Floriano Pellegrino and Isabella Potì from restaurant Bros’ are young, beautiful, and talented. Their confidence and smart marketing have divided the Italian food world in two. Love them or hate them, Pellegrino and Potì aren’t interested in staying “right” as in the mainstream. Or fucking right, as Floriano himself has probably put it. Meet the rebel chefs from southern Italy.

Spaghetti Scorranese and Pasta Burro Rancido e Bottarga by Bros’ 

Restaurant Bros’ opened in 2016 in the baroque city of Lecce, in Apulia, on the Italian heel. Two years later, their first star arrived in the Michelin Guide. From the beginning, Pellegrino’s brothers were involved as co-owners, hence the name, but today the brothers have preferred to go other ways. Apulia is a region more associated with Italian mothers, who cook traditional dishes in large steaming pots, and not ambitious fine dining.
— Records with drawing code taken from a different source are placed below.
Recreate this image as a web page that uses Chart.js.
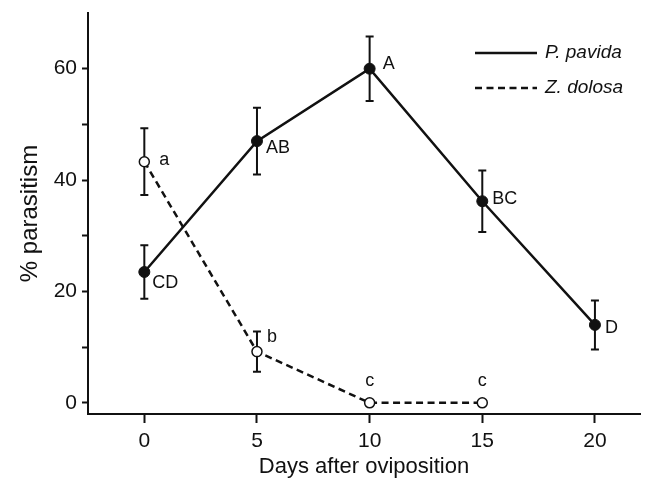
<!DOCTYPE html>
<html>
<head>
<meta charset="utf-8">
<script src="https://cdn.jsdelivr.net/npm/chart.js@4.4.1/dist/chart.umd.min.js"></script>
<style>
  html, body { margin: 0; padding: 0; background: #fff; }
  #wrap { width: 654px; height: 490px; }
</style>
</head>
<body>
<div id="wrap"><canvas id="chart" width="654" height="490"></canvas></div>
<script>
// values
const days = [0, 5, 10, 15, 20];
const pavida = [23.5, 47, 60, 36.2, 14];
const pavidaErr = [4.8, 6, 5.8, 5.5, 4.4];
const pavidaLetters = ['CD', 'AB', 'A', 'BC', 'D'];

const dolosaDays = [0, 5, 10, 15];
const dolosa = [43.3, 9.2, 0, 0];
const dolosaErr = [6, 3.6, 0, 0];
const dolosaLetters = ['a', 'b', 'c', 'c'];

const xTicks = [0, 5, 10, 15, 20];
const yTicks = [0, 10, 20, 30, 40, 50, 60];
const yLabelled = [0, 20, 40, 60];

const FONT = "'Liberation Sans', Arial, Helvetica, sans-serif";

// error bars drawn under the markers
const errorBars = {
  id: 'errorBars',
  beforeDatasetsDraw(chart) {
    const ctx = chart.ctx;
    const xs = chart.scales.x, ys = chart.scales.y;
    ctx.save();
    ctx.strokeStyle = '#111';
    ctx.lineWidth = 2;
    chart.data.datasets.forEach(ds => {
      ds.data.forEach((p, i) => {
        const e = ds.err[i];
        if (!e) return;
        const px = xs.getPixelForValue(p.x);
        const top = ys.getPixelForValue(p.y + e);
        const bot = ys.getPixelForValue(p.y - e);
        ctx.beginPath();
        ctx.moveTo(px, top); ctx.lineTo(px, bot);
        ctx.moveTo(px - 4, top); ctx.lineTo(px + 4, top);
        ctx.moveTo(px - 4, bot); ctx.lineTo(px + 4, bot);
        ctx.stroke();
      });
    });
    ctx.restore();
  }
};

// significance letters next to each point
const letters = {
  id: 'letters',
  afterDatasetsDraw(chart) {
    const ctx = chart.ctx;
    const xs = chart.scales.x, ys = chart.scales.y;
    const offs = [
      [[8, 11, 'left'], [9, 7, 'left'], [13, -5, 'left'], [10, -2, 'left'], [10, 3, 'left']],
      [[15, -2, 'left'], [10, -15, 'left'], [0, -22, 'center'], [0, -22, 'center']]
    ];
    ctx.save();
    ctx.fillStyle = '#111';
    ctx.font = '18px ' + FONT;
    ctx.textBaseline = 'middle';
    chart.data.datasets.forEach((ds, d) => {
      ds.data.forEach((p, i) => {
        const o = offs[d][i];
        ctx.textAlign = o[2];
        ctx.fillText(ds.letters[i], xs.getPixelForValue(p.x) + o[0], ys.getPixelForValue(p.y) + o[1]);
      });
    });
    ctx.restore();
  }
};

// legend inside the plot, top right
const innerLegend = {
  id: 'innerLegend',
  afterDraw(chart) {
    const ctx = chart.ctx;
    const a = chart.chartArea;
    const x0 = a.right - 165, x1 = a.right - 103;
    ctx.save();
    ctx.strokeStyle = '#111';
    ctx.fillStyle = '#111';
    ctx.lineWidth = 2.5;
    ctx.font = 'italic 19px ' + FONT;
    ctx.textBaseline = 'middle';
    chart.data.datasets.forEach((ds, i) => {
      const y = a.top + 40 + i * 35;
      ctx.setLineDash(ds.borderDash || []);
      ctx.beginPath();
      ctx.moveTo(x0, y); ctx.lineTo(x1, y);
      ctx.stroke();
      ctx.setLineDash([]);
      ctx.fillText(ds.label, x1 + 8, y);
    });
    ctx.restore();
  }
};

const toPoints = (xsArr, ysArr) => xsArr.map((x, i) => ({ x: x, y: ysArr[i] }));

new Chart(document.getElementById('chart'), {
  type: 'line',
  data: {
    datasets: [
      {
        label: 'P. pavida',
        data: toPoints(days, pavida),
        err: pavidaErr,
        letters: pavidaLetters,
        borderColor: '#111',
        borderWidth: 2.5,
        pointRadius: 5.5,
        pointBackgroundColor: '#111',
        pointBorderColor: '#111',
        pointBorderWidth: 1,
        tension: 0
      },
      {
        label: 'Z. dolosa',
        data: toPoints(dolosaDays, dolosa),
        err: dolosaErr,
        letters: dolosaLetters,
        borderColor: '#111',
        borderWidth: 2.5,
        borderDash: [7, 4.5],
        pointRadius: 5,
        pointBackgroundColor: '#fff',
        pointBorderColor: '#111',
        pointBorderWidth: 1.5,
        tension: 0
      }
    ]
  },
  options: {
    responsive: false,
    animation: false,
    layout: { padding: { top: 13, right: 14, left: 0, bottom: 0 } },
    plugins: { legend: { display: false }, tooltip: { enabled: false } },
    scales: {
      x: {
        type: 'linear',
        min: -2.5,
        max: 22,
        afterBuildTicks: s => { s.ticks = xTicks.map(v => ({ value: v })); },
        afterFit: s => { s.height = 76; s.paddingLeft = 0; s.paddingRight = 0; },
        border: { color: '#111', width: 2 },
        grid: { drawOnChartArea: false, tickLength: 9, tickWidth: 2, color: '#111' },
        ticks: { color: '#111', font: { family: FONT, size: 21 }, padding: 6, maxRotation: 0 },
        title: {
          display: true,
          text: 'Days after oviposition',
          color: '#111',
          font: { family: FONT, size: 22 },
          padding: { top: 0, bottom: 10 }
        }
      },
      y: {
        min: -2,
        max: 70,
        afterBuildTicks: s => { s.ticks = yTicks.map(v => ({ value: v })); },
        afterFit: s => { s.width = 88; s.paddingTop = 0; s.paddingBottom = 0; },
        border: { color: '#111', width: 2 },
        grid: { drawOnChartArea: false, tickLength: 6, tickWidth: 2, color: '#111' },
        ticks: {
          color: '#111',
          font: { family: FONT, size: 21 },
          padding: 5,
          callback: v => yLabelled.includes(v) ? v : ''
        },
        title: {
          display: true,
          text: '% parasitism',
          color: '#111',
          font: { family: FONT, size: 24 },
          padding: { top: 16, bottom: 0 }
        }
      }
    }
  },
  plugins: [errorBars, letters, innerLegend]
});
</script>
</body>
</html>
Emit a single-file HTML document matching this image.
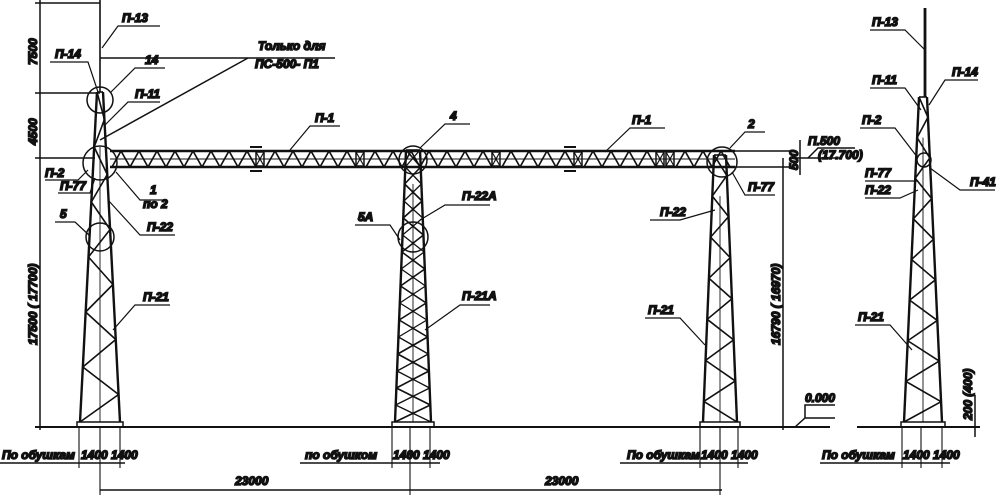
<!DOCTYPE html>
<html><head><meta charset="utf-8"><style>
html,body{margin:0;padding:0;background:#fff;width:1000px;height:500px;overflow:hidden}
svg text{font-family:"Liberation Sans",sans-serif;font-style:italic;font-weight:bold;font-size:12px;fill:#111}
</style></head><body>
<svg id="s" width="1000" height="500" viewBox="0 0 1000 500" xmlns="http://www.w3.org/2000/svg" stroke="#111" fill="none" stroke-width="1.5">
<g id="g"></g>
<line x1="35" y1="427" x2="830" y2="427" stroke-width="2"/>
<line x1="857" y1="427" x2="980" y2="427" stroke-width="2"/>
<line x1="100" y1="0" x2="100" y2="92" stroke-width="1.6"/>
<line x1="925" y1="8" x2="925" y2="97" stroke-width="2.8"/>
<line x1="40" y1="0" x2="40" y2="430"/>
<line x1="35" y1="3" x2="100" y2="3"/>
<line x1="35" y1="93" x2="100" y2="93"/>
<line x1="35" y1="158" x2="95" y2="158"/>
<line x1="100" y1="58" x2="335" y2="58"/>
<line x1="100" y1="140" x2="248" y2="58"/>
<line x1="0" y1="463" x2="125" y2="463"/>
<line x1="300" y1="463" x2="440" y2="463"/>
<line x1="620" y1="463" x2="748" y2="463"/>
<line x1="820" y1="463" x2="950" y2="463"/>
<line x1="100" y1="490" x2="722" y2="490"/>
<g stroke-width="1.1">
<line x1="79" y1="427" x2="79" y2="468"/><line x1="100" y1="427" x2="100" y2="495"/><line x1="120" y1="427" x2="120" y2="468"/>
<line x1="392" y1="427" x2="392" y2="468"/><line x1="410" y1="427" x2="410" y2="495"/><line x1="430" y1="427" x2="430" y2="468"/>
<line x1="700" y1="427" x2="700" y2="468"/><line x1="720" y1="427" x2="720" y2="495"/><line x1="738" y1="427" x2="738" y2="468"/>
<line x1="902" y1="427" x2="902" y2="468"/><line x1="921" y1="427" x2="921" y2="468"/><line x1="942" y1="427" x2="942" y2="468"/>
</g>
<line x1="783" y1="158" x2="783" y2="430"/>
<line x1="735" y1="167" x2="790" y2="167"/>
<line x1="735" y1="151" x2="790" y2="151"/>
<line x1="800" y1="140" x2="800" y2="175"/>
<line x1="790" y1="158" x2="840" y2="158"/>
<path d="M808 158 L818 148 L855 148"/>
<path d="M795 427 L805 418 L835 418 M805 418 L805 405 L835 405"/>
<line x1="975" y1="395" x2="975" y2="437"/>
<circle cx="100" cy="100" r="13"/><circle cx="100" cy="163" r="17"/><circle cx="100" cy="237" r="14"/>
<circle cx="413" cy="160" r="14"/><circle cx="413" cy="237" r="15"/>
<circle cx="722" cy="162" r="15"/><circle cx="924" cy="160" r="7"/>
<g stroke-width="1.2">
<path d="M102 48 L118 26 L160 26"/>
<path d="M98 92 L88 62 L50 62"/>
<path d="M111 92 L135 68 L165 68"/>
<path d="M105 125 L128 102 L160 102"/>
<path d="M88 170 L78 180 L45 180"/>
<path d="M95 178 L90 193 L58 193"/>
<path d="M116 172 L140 200 L165 200"/>
<path d="M90 236 L75 222 L55 222"/>
<path d="M108 200 L140 235 L175 235"/>
<path d="M113 330 L135 305 L170 305"/>
<path d="M290 150 L310 126 L340 126"/>
<path d="M420 148 L445 124 L470 124"/>
<path d="M420 220 L445 205 L490 205"/>
<path d="M400 240 L390 225 L355 225"/>
<path d="M425 330 L460 305 L490 305"/>
<path d="M605 152 L630 128 L665 128"/>
<path d="M730 148 L745 132 L765 132"/>
<path d="M732 172 L745 195 L775 195"/>
<path d="M715 210 L680 220 L650 220"/>
<path d="M705 345 L680 318 L645 318"/>
<path d="M925 50 L905 30 L870 30"/>
<path d="M921 110 L905 88 L870 88"/>
<path d="M929 105 L945 80 L978 80"/>
<path d="M918 158 L895 128 L860 128"/>
<path d="M918 181 L865 181"/>
<path d="M918 190 L900 198 L865 198"/>
<path d="M930 168 L960 190 L995 190"/>
<path d="M912 350 L890 325 L855 325"/>
</g>
<text x="122" y="22">П-13</text>
<text x="258" y="50">Только  для</text>
<text x="255" y="68">ПС-500- П1</text>
<text x="55" y="58">П-14</text>
<text x="145" y="64">14</text>
<text x="135" y="98">П-11</text>
<text x="45" y="177">П-2</text>
<text x="60" y="190">П-77</text>
<text x="150" y="194">1</text>
<text x="143" y="208">по 2</text>
<text x="60" y="218">5</text>
<text x="147" y="231">П-22</text>
<text x="143" y="301">П-21</text>
<text x="315" y="122">П-1</text>
<text x="450" y="120">4</text>
<text x="462" y="200">П-22А</text>
<text x="358" y="221">5А</text>
<text x="462" y="300">П-21А</text>
<text x="632" y="124">П-1</text>
<text x="748" y="128">2</text>
<text x="748" y="191">П-77</text>
<text x="660" y="216">П-22</text>
<text x="648" y="314">П-21</text>
<text x="808" y="145" font-size="11">П.500</text>
<text x="818" y="159" font-size="11">(17.700)</text>
<text x="805" y="402" font-size="11">0.000</text>
<text x="872" y="26">П-13</text>
<text x="872" y="84">П-11</text>
<text x="952" y="76">П-14</text>
<text x="862" y="124">П-2</text>
<text x="865" y="177">П-77</text>
<text x="865" y="194">П-22</text>
<text x="970" y="186">П-41</text>
<text x="858" y="321">П-21</text>
<text x="2" y="459" font-size="11">По обушкам</text>
<text x="81" y="459" font-size="8">1400 1400</text>
<text x="305" y="459" font-size="11">по обушком</text>
<text x="393" y="459" font-size="8">1400 1400</text>
<text x="627" y="459" font-size="11">По обушкам</text>
<text x="701" y="459" font-size="8">1400 1400</text>
<text x="822" y="459" font-size="11">По обушкам</text>
<text x="903" y="459" font-size="8">1400 1400</text>
<text x="235" y="485">23000</text>
<text x="545" y="485">23000</text>
<text transform="translate(37,65) rotate(-90)">7500</text>
<text transform="translate(37,145) rotate(-90)">4500</text>
<text transform="translate(37,345) rotate(-90)">17500 ( 17700)</text>
<text transform="translate(780,345) rotate(-90)" font-size="11">16790 ( 16970)</text>
<text transform="translate(798,170) rotate(-90)" font-size="9">500</text>
<text transform="translate(972,420) rotate(-90)" font-size="11">200 (400)</text>
</svg>
<script>
var g=document.getElementById('g'),NS='http://www.w3.org/2000/svg';
function L(a,b,c,d,w){var l=document.createElementNS(NS,'line');l.setAttribute('x1',a);l.setAttribute('y1',b);l.setAttribute('x2',c);l.setAttribute('y2',d);if(w)l.setAttribute('stroke-width',w);g.appendChild(l);}
function R(x,y,w,h){var r=document.createElementNS(NS,'rect');r.setAttribute('x',x);r.setAttribute('y',y);r.setAttribute('width',w);r.setAttribute('height',h);g.appendChild(r);}
function tower(cx,ty,th,by,bh,n,cross){
 L(cx-th,ty,cx-bh,by,2.4);L(cx+th,ty,cx+bh,by,2.4);L(cx-th,ty,cx+th,ty,1.6);
 var hw=function(y){return th+(bh-th)*(y-ty)/(by-ty);};
 var step=(by-ty)/n;
 for(var i=0;i<n;i++){var y1=ty+i*step,y2=y1+step,a=hw(y1),b=hw(y2);
  if(i%2==0)L(cx-a,y1,cx+b,y2,1.6);else L(cx+a,y1,cx-b,y2,1.6);
  if(cross)L(i%2==0?cx+a:cx-a,y1,i%2==0?cx-b:cx+b,y2,1.3);}
 L(cx,ty+step*2,cx,by,0.9);
 R(cx-bh-3,by,2*bh+6,5);
}
tower(100,92,3,422,20,12,false);
tower(413,150,7,422,18,16,true);
tower(720,155,6,422,17,13,false);
tower(923,97,4,422,19,16,false);
L(110,151,735,151,2.5);L(110,167,735,167,2.5);L(110,159,735,159,0.9);
var x=112,p=18;
while(x<728){ if([255,350,490,570,660].some(function(s){return Math.abs(x-s)<9;})){R(x,152,8,14);L(x,152,x+8,166,1.2);L(x+8,152,x,166,1.2);x+=10;continue;}
 L(x,167,x+p/2,151,1.7);L(x+p/2,151,x+p,167,1.7);x+=p;}
L(250,147,262,147,2);L(250,171,262,171,2);L(564,147,576,147,2);L(564,171,576,171,2);
</script>
</body></html>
This is some-thing that Bros’ intends to change.

Pellegrino and Potì returned home after years of work abroad, accruing a great deal of experience in the process. Potì, among other jobs, worked at Hibiscus in London and Geranium in Copenhagen, while Pellegrino was at Noma as well as three-star Azurmendi with chef Eneko Atxa. But it is Martín Barasategui, at the three-star Spanish restaurant Lasarte, and one of Spain’s most influential chefs of all time, who is their mentor. In addition to Bros’, Pellegrino and Potì recently opened a traditional trattoria called Roots and a pastry bakery called Sista’. They have also taken over the old local football stadium and started a rugby team.